On Egypt, he writes:
Of
Egypt's 90 million people, 70% live on the land. Yet the country produces
barely half of Egyptians' total caloric consumption. The poorer half of the
population survives on subsidized food imports that stretch a budget deficit
close to a sixth of the country's GDP, about double the ratio in Greece. With
the global rise in food prices, Egypt's trade deficit careened out of control
to $25 billion in 2010, up from $10 billion in 2006, well before the overthrow
of President Hosni
Mubarak.
The future does not look very bright either:
Egyptians
are ill-prepared for the modern world economy. Forty-five percent are
illiterate. Nearly all married Egyptian women suffer genital mutilation.

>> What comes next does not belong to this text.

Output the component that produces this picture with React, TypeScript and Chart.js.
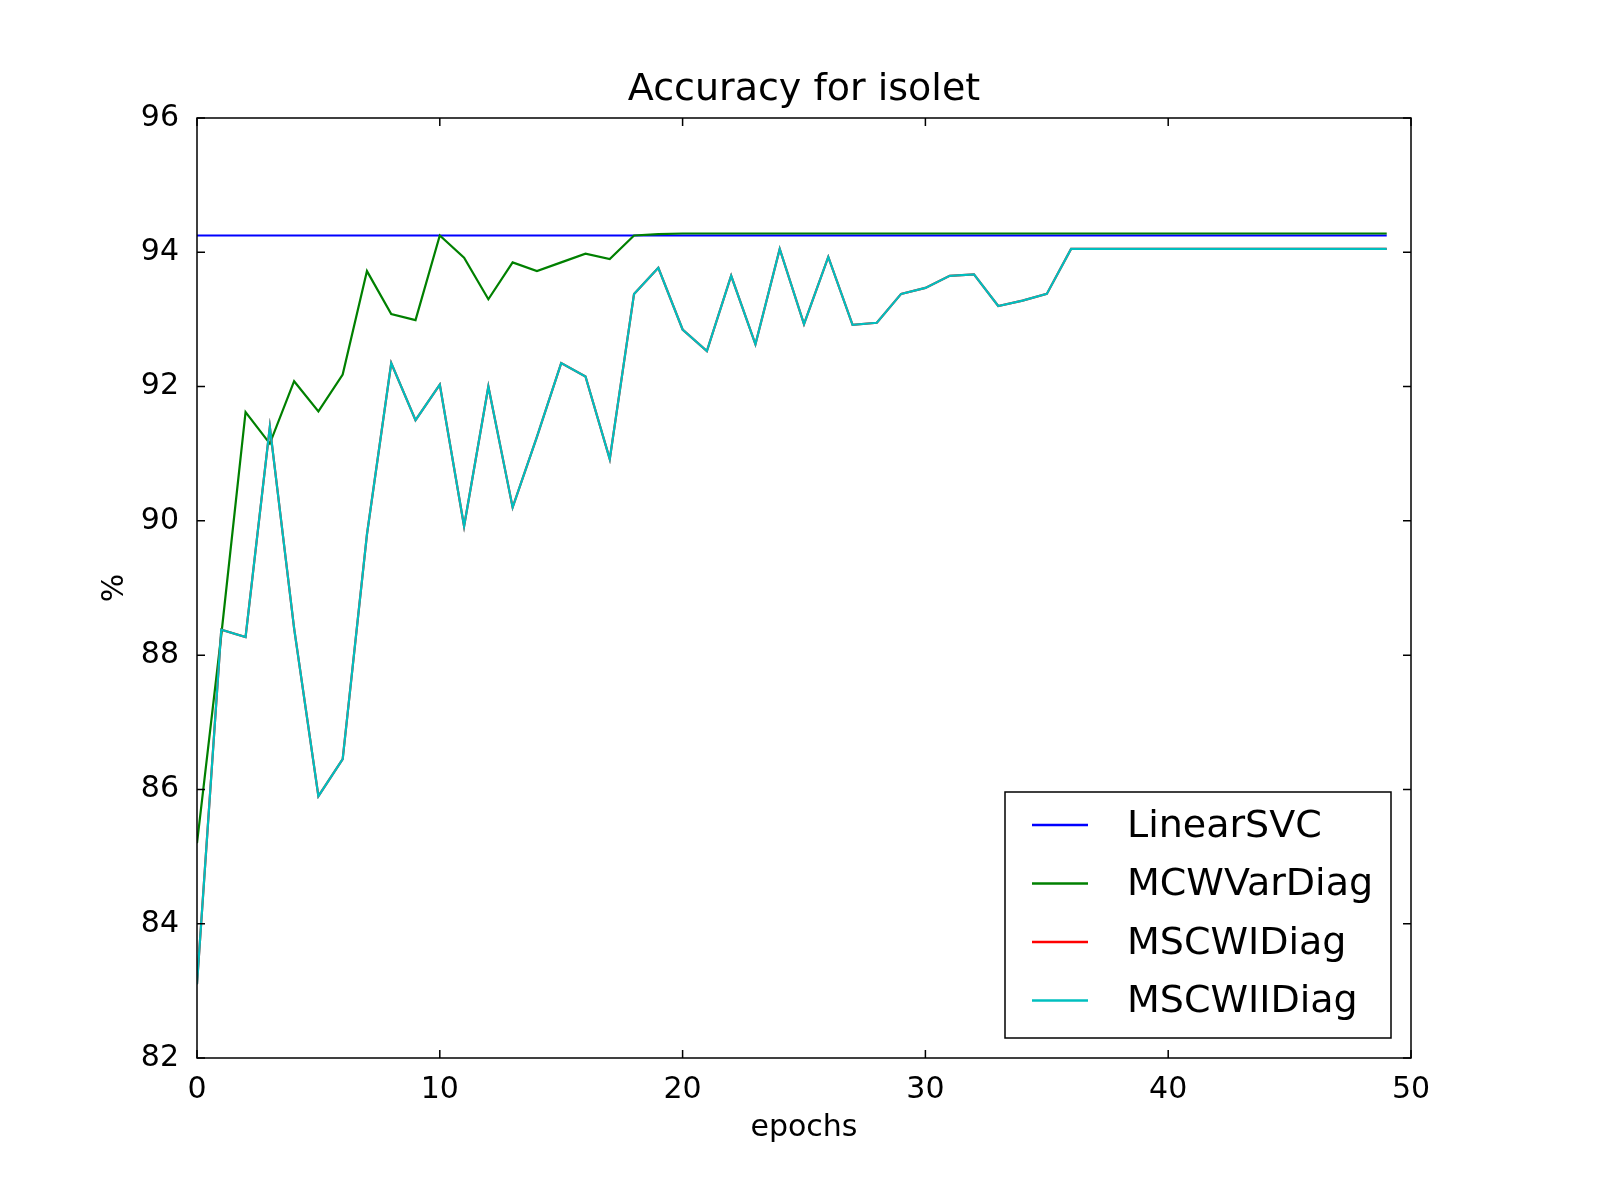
import React, { useEffect, useRef } from "react";
import { Chart, registerables } from "chart.js";
Chart.register(...registerables);

const epochs = Array.from({ length: 50 }, (_, i) => i);
const linearSVC = epochs.map(() => 94.25);
const mcwVarDiag = [85.2, 88.3, 91.62, 91.15, 92.08, 91.63, 92.18, 93.72, 93.08, 92.99, 94.25, 93.92, 93.3, 93.85, 93.72, 93.85, 93.98, 93.9, 94.25, 94.27,
  ...Array(30).fill(94.28)];
const mscwIIDiag = [83.1, 88.38, 88.27, 91.4, 88.4, 85.9, 86.45, 89.8, 92.35, 91.5, 92.03, 89.92, 92.0, 90.2, 91.25, 92.35, 92.15, 90.92, 93.38, 93.77,
  92.85, 92.53, 93.65, 92.63, 94.05, 92.93, 93.93, 92.92, 92.95, 93.38, 93.47, 93.65, 93.67, 93.2, 93.28, 93.38, ...Array(14).fill(94.05)];
const mscwIDiag = mscwIIDiag.slice();
const labels = ["LinearSVC", "MCWVarDiag", "MSCWIDiag", "MSCWIIDiag"];
const colors = ["#0000ff", "#008000", "#ff0000", "#00bfbf"];
const FONT = "DejaVu Sans";

export default function App() {
  const ref = useRef<HTMLCanvasElement>(null);
  useEffect(() => {
    const series = [linearSVC, mcwVarDiag, mscwIDiag, mscwIIDiag];
    const deco = {
      id: "deco",
      afterDraw(c: any) {
        const { ctx, chartArea: a, scales } = c;
        ctx.save();
        ctx.strokeStyle = "#000";
        ctx.lineWidth = 1.5;
        ctx.strokeRect(a.left, a.top, a.right - a.left, a.bottom - a.top);
        for (let v = 0; v <= 50; v += 10) {
          const x = scales.x.getPixelForValue(v);
          ctx.beginPath(); ctx.moveTo(x, a.bottom); ctx.lineTo(x, a.bottom - 8);
          ctx.moveTo(x, a.top); ctx.lineTo(x, a.top + 8); ctx.stroke();
        }
        for (let v = 82; v <= 96; v += 2) {
          const y = scales.y.getPixelForValue(v);
          ctx.beginPath(); ctx.moveTo(a.left, y); ctx.lineTo(a.left + 8, y);
          ctx.moveTo(a.right, y); ctx.lineTo(a.right - 8, y); ctx.stroke();
        }
        ctx.fillStyle = "#000";
        ctx.textAlign = "center"; ctx.textBaseline = "middle";
        ctx.font = `38px '${FONT}'`;
        ctx.fillText("Accuracy for isolet", (a.left + a.right) / 2, 90);
        ctx.font = `30px '${FONT}'`;
        ctx.fillText("epochs", (a.left + a.right) / 2, 1128);
        ctx.save(); ctx.translate(115, (a.top + a.bottom) / 2); ctx.rotate(-Math.PI / 2);
        ctx.fillText("%", 0, 0); ctx.restore();
        ctx.fillStyle = "#fff";
        ctx.fillRect(1005, 792, 386, 246);
        ctx.strokeRect(1005, 792, 386, 246);
        ctx.font = `38px '${FONT}'`;
        ctx.textAlign = "left";
        labels.forEach((l, i) => {
          const y = 825 + i * 58.5;
          ctx.strokeStyle = colors[i]; ctx.lineWidth = 2.5;
          ctx.beginPath(); ctx.moveTo(1032, y); ctx.lineTo(1088, y); ctx.stroke();
          ctx.fillStyle = "#000";
          ctx.fillText(l, 1127, y + 2);
        });
        ctx.restore();
      },
    };
    const chart = new Chart(ref.current!, {
      type: "line",
      data: {
        datasets: labels.map((l, i) => ({
          label: l,
          data: series[i].map((v, k) => ({ x: epochs[k], y: v })),
          borderColor: colors[i],
          borderWidth: 2.2,
          pointRadius: 0,
          tension: 0,
          order: 3 - i,
        })),
      },
      options: {
        animation: false,
        responsive: false,
        layout: { padding: { left: 137, right: 189, top: 118, bottom: 0 } },
        plugins: { legend: { display: false }, title: { display: false }, tooltip: { enabled: false } },
        scales: {
          x: {
            type: "linear", min: 0, max: 50,
            ticks: { stepSize: 10, color: "#000", font: { family: FONT, size: 30 }, padding: 6, maxRotation: 0 },
            grid: { display: false }, border: { display: false },
            afterFit: (s: any) => { s.height = 142; },
          },
          y: {
            min: 82, max: 96,
            ticks: { stepSize: 2, color: "#000", font: { family: FONT, size: 30 }, padding: 10 },
            grid: { display: false }, border: { display: false },
            afterFit: (s: any) => { s.width = 60; },
          },
        },
      },
      plugins: [deco],
    });
    return () => chart.destroy();
  }, []);
  return (
    <canvas ref={ref} width={1600} height={1200}
      style={{ position: "fixed", left: 0, top: 0, width: 1600, height: 1200, background: "#fff" }} />
  );
}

One-third of marriages are between cousins, a hallmark of tribal society. Only
half of the 51 million Egyptians between the ages of 15 and 64 are counted in
the government's measure of the labor force. If Egypt counted its people the
way the U.S. does, its unemployment rate would be well over 40% instead of the
official 13% rate. Nearly one-third of college-age Egyptians register for
university but only half graduate, and few who do are qualified for employment
in the 21st century.
That is
the tragic outcome of 60 years of economic policies designed for political
control rather than productivity.
Similarly, Goldman explains, economic mismanagement laid the
groundwork for the current civil war in Syria:
In
Syria, the government's incompetent water management—exacerbated by drought
beginning in 2006—ruined millions of farmers before the May 2011 rebellion. The
collapse of Syrian agriculture didn't create the country's ethnic and religious
fault lines, but it did leave millions landless, many of them available and
ready to fight.
In particular:
Since
1988, Bashar Assad's regime misdirected Syria's scarce water resources toward
wheat and cotton irrigation in pursuit of socialist self-sufficiency. It didn't
pan out—and when drought hit seven years ago, the country began to run out of
water. Illegal wells have depleted the underground water table. Three million
Syrian farmers (out of a total 20 million population) were pauperized, and
hundreds of thousands left their farms for tent camps on the outskirts of
Syrian cities.
Unfortunately, Goldman does not see an easy or quick way out
for either nation. What then can America do? Very little, but not nothing:
It may
not be within America's power to reverse their free falls; the best scenario
for the U.S. is to manage the chaos as best it can.